Lluís Cànovas Martí / 3.7.1996
La Unesco acogió 1996 como «Año Falla». El acontecimiento dio a la celebración del quincuagésimo aniversario de la muerte del compositor español Manuel de Falla la proyección necesaria para rescatar con toda solemnidad, siquiera ocasionalmente, el conjunto de una obra a menudo injustamente reducida en su propio país al andalucismo folclorista (hecho que ejemplifica su archiconocido «Fuego fatuo» del ballet El amor brujo) y, por descontado, caída en el olvido e ignorada en las salas de concierto del resto del mundo (perdida ya en la noche de 1919 la apoteosis del estreno de El sombrero de tres picos en el montaje londinense de Diaghilev y sus Ballets Rusos).
La reparación provisoria de dichas injusticias se producía, sin embargo, una vez más, con la vulneración de las voluntades testamentarias legadas por el artista en 1936, que hacían referencia a «mi firme voluntad de que sean prohibidas las representaciones escénicas de mis obras». Pero el espíritu humilde y escrupuloso que animaba esa determinación era el de un artesano obsesivo, inmerso en un puritanismo acaso «decimonónico» por el trabajo bien hecho, algo que respondía a la personalidad profunda de Falla, a todas luces excesiva para una sociedad decidida a inmolar el talento en el altar del espectáculo y la ética en el de la rentabilidad mercantil.
El interés por rescatar y poner al día los aspectos escénicos de su obra son, por otra parte, comprensibles si se considera que Falla es el compositor más importante dado por España desde que Tomás Luis de Victoria colocó el ámbito de la música a la altura de los merecimientos del Siglo de Oro.
Nació Falla en Cádiz en 1876, pero se convirtió en granadino por propia decisión y fue miembro de la Generación del 27 por afinidad (amigo de Lorca y Alberti, y partícipe en aquel homenaje a Góngora que en 1927 señaló la adscripción generacional de todos ellos). Esta doble circunstancia habla de enraizamiento en la tradición cultural (patente en su profundización de la música renacentista, que lo llevó a componer el Retablo de Maese Pedro, sobre dos capítulos del Quijote, y el Concierto para clave y cinco instrumentos, sus mejores obras) y habla de cosmopolitismo, una inquietud que lo llevó a viajar y a situar su nacionalismo en las coordenadas de las tendencias estéticas del momento (en su caso acordes con el período neoclasicista de Stravinsky) y a estrenar en 1923 su Retablo en un París que era la capital cultural del mundo.
No por casualidad, pues, París abriría el 9 de enero de 1996 el Año Falla con un concierto de la soprano María Bayo y la pianista Alicia de Larrocha.

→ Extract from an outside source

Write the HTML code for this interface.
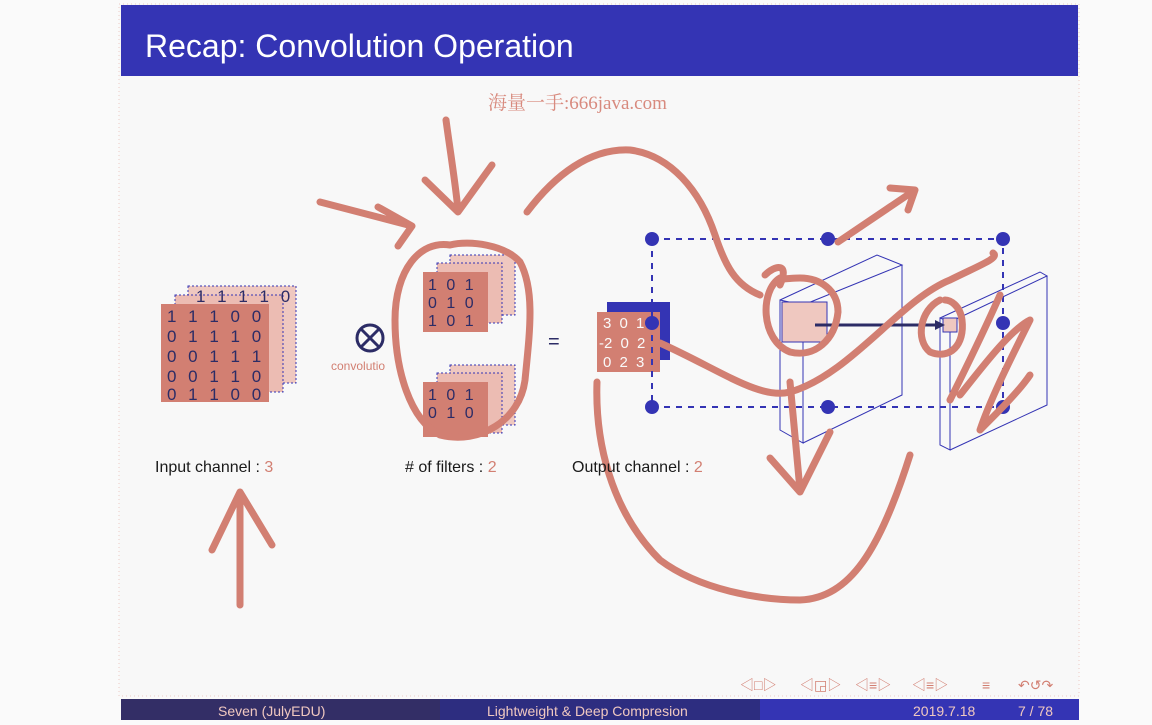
<!DOCTYPE html>
<html><head><meta charset="utf-8"><style>
html,body{margin:0;padding:0;background:#fafafa;width:1152px;height:720px;overflow:hidden;font-family:"Liberation Sans","Noto Sans CJK SC",sans-serif}
#slide{position:absolute;left:0;top:0;width:1152px;height:720px}
</style></head><body>
<div id="slide">
<svg width="1152" height="720" xmlns="http://www.w3.org/2000/svg">
<rect x="0" y="0" width="1152" height="720" fill="#fafafa"/>
<rect x="119" y="4" width="960" height="692" fill="#f8f8f8" stroke="#eccac4" stroke-width="1" stroke-dasharray="1 3"/>
<rect x="121" y="5" width="957" height="71" fill="#3434b4"/>
<text x="145" y="57" font-size="32" fill="#ffffff">Recap: Convolution Operation</text>
<text x="488" y="109" font-size="19" fill="#d88a7e" font-family="Liberation Serif,Noto Serif CJK SC,serif">海量一手:666java.com</text>

<g>
<rect x="188" y="286" width="108" height="97" fill="#efc8c0" stroke="#3434b4" stroke-dasharray="2 2"/>
<rect x="175" y="295" width="108" height="97" fill="#ecbcb3" stroke="#3434b4" stroke-dasharray="2 2"/>
<rect x="161" y="304" width="108" height="98" fill="#d27f72"/>
<g font-size="17" fill="#2c2c66" word-spacing="7">
<text x="196" y="302">1 1 1 1 0</text>
<text x="167" y="322">1 1 1 0 0</text>
<text x="167" y="342">0 1 1 1 0</text>
<text x="167" y="362">0 0 1 1 1</text>
<text x="167" y="382">0 0 1 1 0</text>
<text x="167" y="400">0 1 1 0 0</text>
</g>
</g>
<circle cx="370" cy="338" r="13" fill="none" stroke="#2c2c66" stroke-width="3"/>
<path d="M361 329L379 347M379 329L361 347" stroke="#2c2c66" stroke-width="3"/>
<text x="331" y="370" font-size="12" fill="#d27f72">convolutio</text>

<g>
<rect x="450" y="255" width="65" height="60" fill="#efc8c0" stroke="#3434b4" stroke-dasharray="2 2"/>
<rect x="437" y="263" width="65" height="60" fill="#ecbcb3" stroke="#3434b4" stroke-dasharray="2 2"/>
<rect x="423" y="272" width="65" height="60" fill="#d27f72"/>
<rect x="450" y="365" width="65" height="60" fill="#efc8c0" stroke="#3434b4" stroke-dasharray="2 2"/>
<rect x="437" y="373" width="65" height="60" fill="#ecbcb3" stroke="#3434b4" stroke-dasharray="2 2"/>
<rect x="423" y="382" width="65" height="55" fill="#d27f72"/>
<g font-size="16" fill="#2c2c66" word-spacing="5"><text x="428" y="290">1 0 1</text><text x="428" y="308">0 1 0</text><text x="428" y="326">1 0 1</text><text x="428" y="400">1 0 1</text><text x="428" y="418">0 1 0</text></g>
</g>
<text x="548" y="348" font-size="20" fill="#2c2c66">=</text>
<g>
<rect x="607" y="302" width="63" height="58" fill="#3434b4"/>
<rect x="597" y="312" width="63" height="60" fill="#d27f72"/>
<g font-size="15" fill="#fafafa" word-spacing="4"><text x="603" y="328">3 0 1</text><text x="599" y="348">-2 0 2</text><text x="603" y="367">0 2 3</text></g>
</g>
<g stroke="#3434b4" stroke-width="2" stroke-dasharray="6 6" fill="none">
<rect x="652" y="239" width="351" height="168"/>
</g>
<g fill="#3434b4">
<circle cx="652" cy="239" r="7"/><circle cx="828" cy="239" r="7"/><circle cx="1003" cy="239" r="7"/>
<circle cx="652" cy="323" r="7"/><circle cx="1003" cy="323" r="7"/>
<circle cx="652" cy="407" r="7"/><circle cx="828" cy="407" r="7"/><circle cx="1003" cy="407" r="7"/>
</g>
<g fill="none" stroke="#3434b4" stroke-width="1">
<path d="M780 300L803 305L803 443L780 430Z M780 300L877 255L902 265L803 305 M902 265L902 395L803 443"/>
<path d="M940 318L950 322L950 450L940 445Z M940 318L1040 272L1047 276L950 322 M1047 276L1047 405L950 450"/>
<rect x="782" y="302" width="45" height="40" fill="#efc8c0"/>
<rect x="943" y="318" width="14" height="14" fill="#efc8c0"/>
</g>
<path d="M815 325L935 325" stroke="#2c2c66" stroke-width="3"/><path d="M935 320L945 325L935 330Z" fill="#2c2c66"/>

<g fill="none" stroke="#d27f72" stroke-width="7" stroke-linecap="round" stroke-linejoin="round">
<path d="M320 202L412 226M378 207L412 226L398 246"/>
<path d="M446 120C450 150 455 180 458 210M425 180L458 212L492 165"/>
<path d="M450 245C420 240 395 270 395 320C395 370 410 420 440 435C480 445 520 420 525 380C530 330 535 290 520 262C505 245 470 240 450 245"/>
<path d="M527 212C555 175 590 148 630 150C670 155 700 190 715 235C725 265 735 285 760 295"/>
<path d="M765 275C775 265 790 262 780 285"/>
<path d="M780 278C760 290 760 340 790 352C815 358 835 340 838 312C838 290 820 278 800 278C790 278 782 280 780 278"/>
<path d="M838 242L915 190M890 188L915 190L908 210"/>
<path d="M660 343C720 370 760 400 790 392C850 375 900 300 950 280C980 265 1000 258 993 253"/>
<path d="M940 300C920 310 915 340 930 352C950 360 965 345 962 320C960 305 950 300 945 300"/>
<path d="M1000 295C980 340 960 380 950 400M960 395C980 370 1010 330 1030 320C1010 360 990 400 980 430C1000 410 1020 390 1030 375"/>
<path d="M597 382C595 440 610 510 660 560C700 590 760 600 800 600C850 598 880 550 910 455"/>
<path d="M790 382L800 490M770 458L800 492L830 432"/>
<path d="M240 605L240 492M212 550L240 492L272 545"/>
</g>

<g font-size="16" fill="#1a1a1a">
<text x="155" y="472">Input channel : <tspan fill="#d27f72">3</tspan></text>
<text x="405" y="472"># of filters : <tspan fill="#d27f72">2</tspan></text>
<text x="572" y="472">Output channel : <tspan fill="#d27f72">2</tspan></text>
</g>
<g font-size="14" fill="#d27f72">
<text x="740" y="690">◁□▷</text><text x="800" y="690">◁◲▷</text><text x="855" y="690">◁≡▷</text><text x="912" y="690">◁≡▷</text><text x="982" y="690">≡</text><text x="1018" y="690">↶↺↷</text>
</g>

<g>
<rect x="121" y="699" width="320" height="21" fill="#332e66"/>
<rect x="440" y="699" width="320" height="21" fill="#2d2d80"/>
<rect x="760" y="699" width="319" height="21" fill="#3434b4"/>
<g font-size="14" fill="#f0c8c0">
<text x="218" y="716">Seven (JulyEDU)</text>
<text x="487" y="716">Lightweight &amp; Deep Compresion</text>
<text x="913" y="716">2019.7.18</text>
<text x="1018" y="716">7 / 78</text>
</g>
</g>
</svg>
</div>
</body></html>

No por casualidad Granada sería en junio el escenario del estreno de los dos grandes acontecimientos del Año Falla: sendas versiones del Retablo y de la cantata Atlántida, la obra póstuma que Falla dejó inacabada y tuvo que completar Ernesto Halffter, enmarcadas ambas en el 45º Festival de Música y Danza de la ciudad. En la primera, el diseñador Javier Mariscal convirtió el Palacio de Carlos V en una escenografía de tebeo que se aseguró no habría molestado a Falla, aunque se habló de «banalización», un concepto incompatible con el carácter del maestro gaditano. En la segunda, el poema de Verdaguer, representado en la plaza de las Pasiegas, contó con la acción teatral de La Fura dels Baus y una escenografía del escultor Jaume Plensa. Ambos montajes viajarían a París, Nueva York, Buenos Aires y Tokio como un preciado testimonio del mejor arte español de todos los tiempos.[L.C.M.]